Tim Sweeney: " Now Apple is demanding a 30% cut of all Patreon DONATIONS

Scope of Apple’s Cut and Recent Policy Change

  • Several comments note Apple is now enforcing a 30% cut on Patreon payments made via in‑app purchase, after a recent App Store terms change triggered by some antitrust/monopoly investigation (jurisdiction unclear).
  • Others say the written rules existed for years, but enforcement posture has changed.

Are Patreon Payments Really “Donations”?

  • One camp: If you expect ongoing content or perks, it’s effectively a purchase or tip, not a charity donation.
  • Others: When creators publish everything free and Patreon is just a “tip jar,” the payment is a donation in spirit.
  • Some distinguish “donation” (to causes/charities) vs “gift” (to individuals), but others argue that’s a tax/legal nuance, not everyday language.
  • Multiple comments say using the word “donation” in this controversy is emotionally loaded and somewhat manipulative.

Fee and Tax Breakdown

  • A simplistic “30% Apple + 30% Patreon + 30% tax = 34% left” claim is challenged with concrete examples from Patreon’s own fee tables.
  • Example paraphrased: on a $10 web pledge, Patreon plus payment fees eat ~14%, leaving most to the creator before income tax; with iOS in‑app purchase and Apple’s price bump to $14.50, Apple takes a large cut, but the creator still receives slightly more nominal dollars than from a $10 web pledge.
  • State and federal income taxes further reduce net income; the combined effect is significant but not as extreme as some claims.

Apple’s Role, Monopoly, and Fairness

  • One side: Apple provides real value (centralized subscription management, easy cancellation, unified billing) and can charge what the market bears; the real issue is monopoly/lock‑in, not the specific percentage.
  • Another side: Apple is “injecting itself as a middleman” and taxing revenue that should flow from patron to creator; this is compared to phone companies demanding a cut of business deals negotiated over their lines.
  • Debate over whether Apple’s behavior is truly monopolistic or just anti‑competitive and anti‑consumer; some call for breakup and utility‑style regulation of big tech platforms.

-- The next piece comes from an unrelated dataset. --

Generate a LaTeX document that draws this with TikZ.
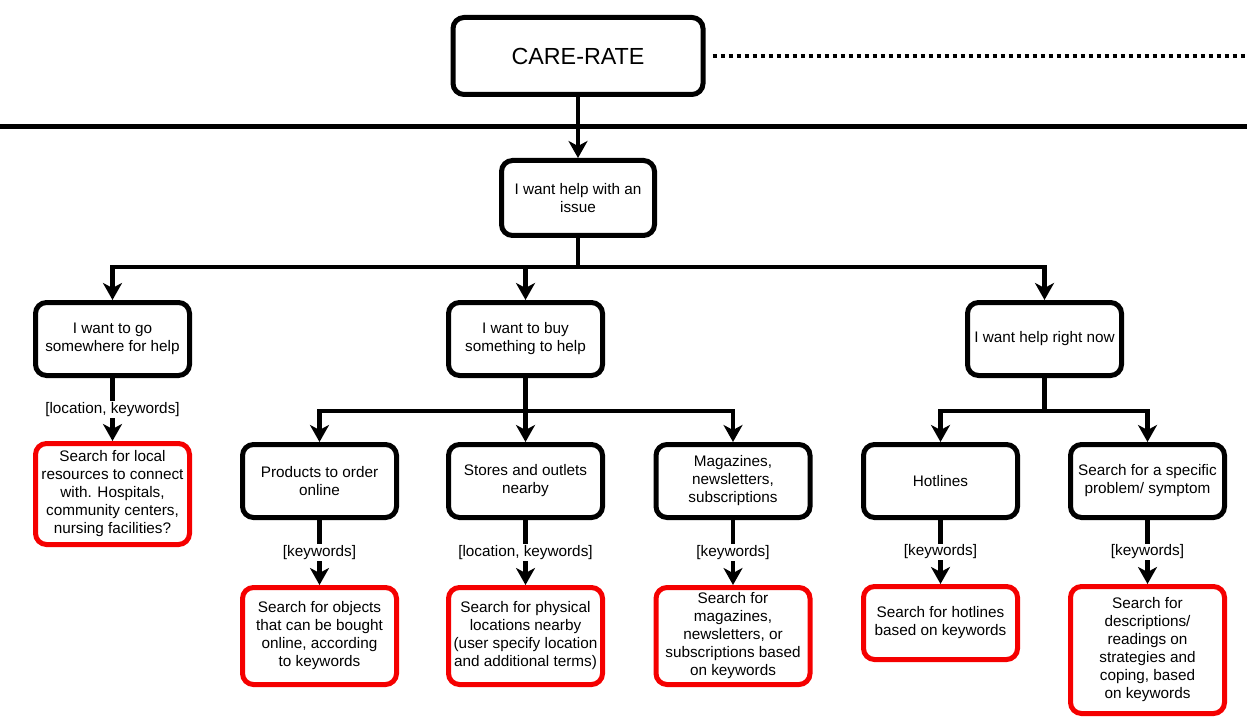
\documentclass[tikz,border=0pt]{standalone}
\usepackage{fontspec}
\setmainfont{Liberation Sans}
\usetikzlibrary{arrows.meta, positioning}
\definecolor{searchred}{RGB}{245,0,0}

\tikzset{
  box/.style={draw=black, line width=5pt, rounded corners=11pt, minimum width=154pt,
    minimum height=73pt, align=center, inner sep=2pt, font=\fontsize{15.3}{18}\selectfont},
  searchbox/.style={box, draw=searchred},
  link/.style={line width=4.5pt},
  arrow/.style={link, -{Stealth[length=17pt,width=19pt,inset=5pt]}},
  lbl/.style={fill=white, inner sep=1pt, font=\fontsize{15.3}{18}\selectfont}
}

\begin{document}
\begin{tikzpicture}[x=1pt,y=-1pt]
\useasboundingbox (0,0) rectangle (1247,727);
% top box, dotted line and the rule
\node [box, minimum width=250pt, minimum height=77pt, font=\fontsize{23.3}{28}\selectfont] (care) at (578,56) {CARE-RATE};
\coordinate (dots east) at (1247,56);
\coordinate (rule west) at (0,127);
\coordinate (rule east) at (1247,127);
\draw [line width=4pt, dash pattern=on 4pt off 4pt] ([xshift=7pt]care.east) -- (dots east);
\draw [line width=5pt] (rule west) -- (rule east);
% first question
\node [box, minimum width=153pt, minimum height=75pt] (issue) at (578,198) {I want help with an\\ issue};
\draw [arrow] (care) -- (issue);
\node [box] (go) at (112.5,339) {I want to go\\ somewhere for help};
\node [box] (buy) at (525.5,339) {I want to buy\\ something to help};
\node [box] (now) at (1044.5,339) {I want help right now};
\coordinate (hub1) at (578,267);
\draw [link] (issue) -- (hub1);
\draw [arrow] (hub1) -| (go);
\draw [arrow] (hub1) -| (buy);
\draw [arrow] (hub1) -| (now);
% go somewhere
\node [searchbox, minimum height=101pt] (local) at (112.5,494) {Search for local\\ resources to connect\\ with. Hospitals,\\ community centers,\\ nursing facilities?};
\draw [arrow] (go) -- node [lbl] {[location, keywords]} (local);
% buy something
\node [box] (products) at (319.5,481) {Products to order\\ online};
\node [box] (stores) at (525.5,481) {Stores and outlets\\ nearby};
\node [box] (magazines) at (733,481) {Magazines,\\ newsletters,\\ subscriptions};
\coordinate (hub2) at (525.5,411);
\draw [link] (buy) -- (hub2);
\draw [arrow] (hub2) -| (products);
\draw [arrow] (hub2) -- (stores);
\draw [arrow] (hub2) -| (magazines);
\node [searchbox, minimum height=97pt] (objects) at (319.5,636) {Search for objects\\ that can be bought\\ online, according\\ to keywords};
\node [searchbox, minimum height=97pt] (physical) at (525.5,636) {Search for physical\\ locations nearby\\ (user specify location\\ and additional terms)};
\node [searchbox, minimum height=97pt] (magsearch) at (733,636) {Search for\\ magazines,\\ newsletters, or\\ subscriptions based\\ on keywords};
\draw [arrow] (products) -- node [lbl] {[keywords]} (objects);
\draw [arrow] (stores) -- node [lbl] {[location, keywords]} (physical);
\draw [arrow] (magazines) -- node [lbl] {[keywords]} (magsearch);
% help right now
\node [box] (hotlines) at (940.5,481) {Hotlines};
\node [box] (specific) at (1147.5,481) {Search for a specific\\ problem/ symptom};
\coordinate (hub3) at (1044.5,411);
\draw [link] (now) -- (hub3);
\draw [arrow] (hub3) -| (hotlines);
\draw [arrow] (hub3) -| (specific);
\node [searchbox] (hotsearch) at (940.5,623) {Search for hotlines\\ based on keywords};
\node [searchbox, minimum height=127pt] (readings) at (1147.5,650) {Search for\\ descriptions/\\ readings on\\ strategies and\\ coping, based\\ on keywords};
\draw [arrow] (hotlines) -- node [lbl] {[keywords]} (hotsearch);
\draw [arrow] (specific) -- node [lbl] {[keywords]} (readings);
\end{tikzpicture}
\end{document}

Comparisons to Tipping and Service Fees

  • Several analogies to restaurants and country clubs replacing tips with “service fees” that management keeps, harming frontline workers and degrading service.
  • One thread explores how card/payment system changes reduced casual employee “skimming,” while employer wage theft remains large; views differ on whether worker skimming was justified survival tactic or simple theft.

Patreon’s Own Fees and Alternatives

  • Some see Patreon’s ~8% platform fee plus payment and FX charges as reasonable for the service.
  • Others argue that at low pledge tiers $1–$3, Patreon’s effective cut can exceed 20%, which feels excessive for a relatively simple payments platform, especially compared with alternatives that charge less.

Motives of Platform Critics

  • A few comments argue that prominent critics of Apple are pursuing their own business interests, not public good, and that users/creators are pawns in a revenue fight.
  • Counterpoint: even if motives are self‑interested, creators and patrons would benefit if Apple’s cut were reduced or constrained.